[Source data]:
[START]
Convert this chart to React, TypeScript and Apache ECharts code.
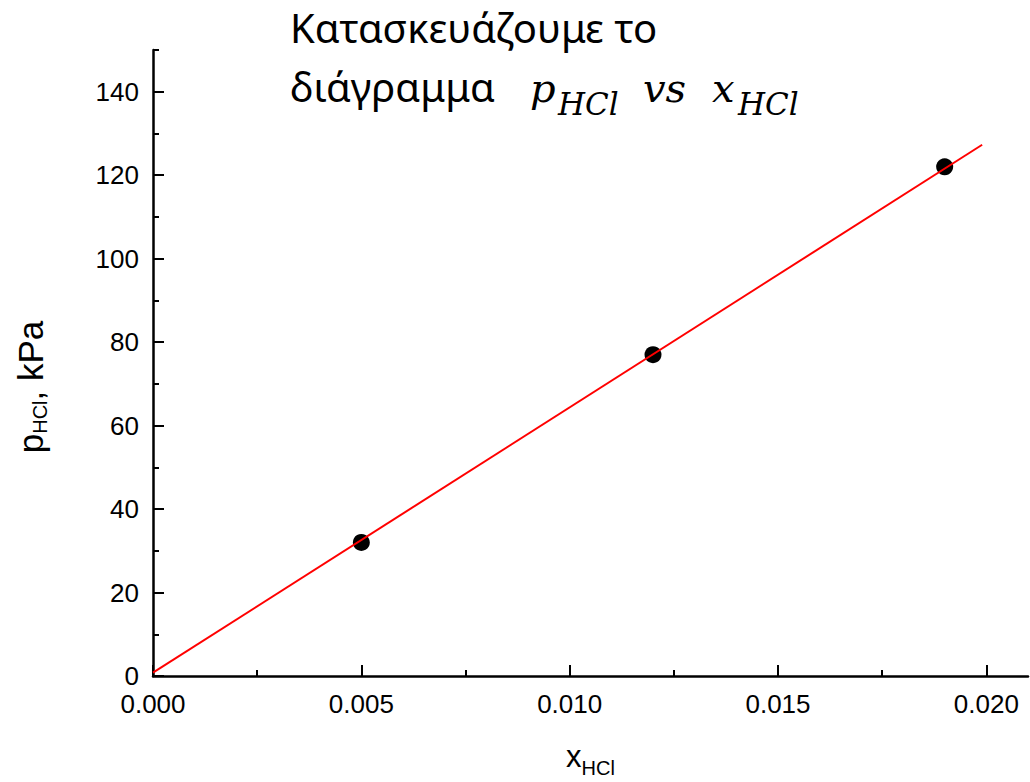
[END]
[START]
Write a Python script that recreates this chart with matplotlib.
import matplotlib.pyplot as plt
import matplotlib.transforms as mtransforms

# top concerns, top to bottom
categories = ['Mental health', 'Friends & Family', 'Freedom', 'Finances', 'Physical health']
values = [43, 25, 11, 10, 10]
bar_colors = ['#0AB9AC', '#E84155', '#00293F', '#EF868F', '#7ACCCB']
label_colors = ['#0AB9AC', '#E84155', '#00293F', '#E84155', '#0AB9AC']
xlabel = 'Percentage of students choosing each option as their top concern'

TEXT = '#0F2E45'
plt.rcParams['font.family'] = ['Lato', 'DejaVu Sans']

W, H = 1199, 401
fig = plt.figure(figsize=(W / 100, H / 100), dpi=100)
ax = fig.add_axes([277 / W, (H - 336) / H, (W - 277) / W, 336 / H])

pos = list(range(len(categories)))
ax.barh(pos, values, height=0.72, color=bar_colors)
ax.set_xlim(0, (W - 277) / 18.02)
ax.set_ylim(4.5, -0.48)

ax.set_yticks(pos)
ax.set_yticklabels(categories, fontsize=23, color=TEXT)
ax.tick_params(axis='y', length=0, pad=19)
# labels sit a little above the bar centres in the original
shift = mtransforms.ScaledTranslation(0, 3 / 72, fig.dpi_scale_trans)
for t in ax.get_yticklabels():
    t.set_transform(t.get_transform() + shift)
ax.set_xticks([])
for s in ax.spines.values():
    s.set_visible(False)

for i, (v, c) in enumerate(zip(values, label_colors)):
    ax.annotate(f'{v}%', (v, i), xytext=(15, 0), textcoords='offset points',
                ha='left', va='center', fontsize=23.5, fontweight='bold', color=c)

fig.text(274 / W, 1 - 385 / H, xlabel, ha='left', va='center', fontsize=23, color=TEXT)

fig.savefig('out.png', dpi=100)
[END]
Begin at the line that has "Write a Python"; stop after the line that has "plt.rcParams['font.family'] = ['Lato', 'DejaVu". Copy every line in that span exactly.

Write a Python script that recreates this chart with matplotlib.
import matplotlib.pyplot as plt
import matplotlib.transforms as mtransforms

# top concerns, top to bottom
categories = ['Mental health', 'Friends & Family', 'Freedom', 'Finances', 'Physical health']
values = [43, 25, 11, 10, 10]
bar_colors = ['#0AB9AC', '#E84155', '#00293F', '#EF868F', '#7ACCCB']
label_colors = ['#0AB9AC', '#E84155', '#00293F', '#E84155', '#0AB9AC']
xlabel = 'Percentage of students choosing each option as their top concern'

TEXT = '#0F2E45'
plt.rcParams['font.family'] = ['Lato', 'DejaVu Sans']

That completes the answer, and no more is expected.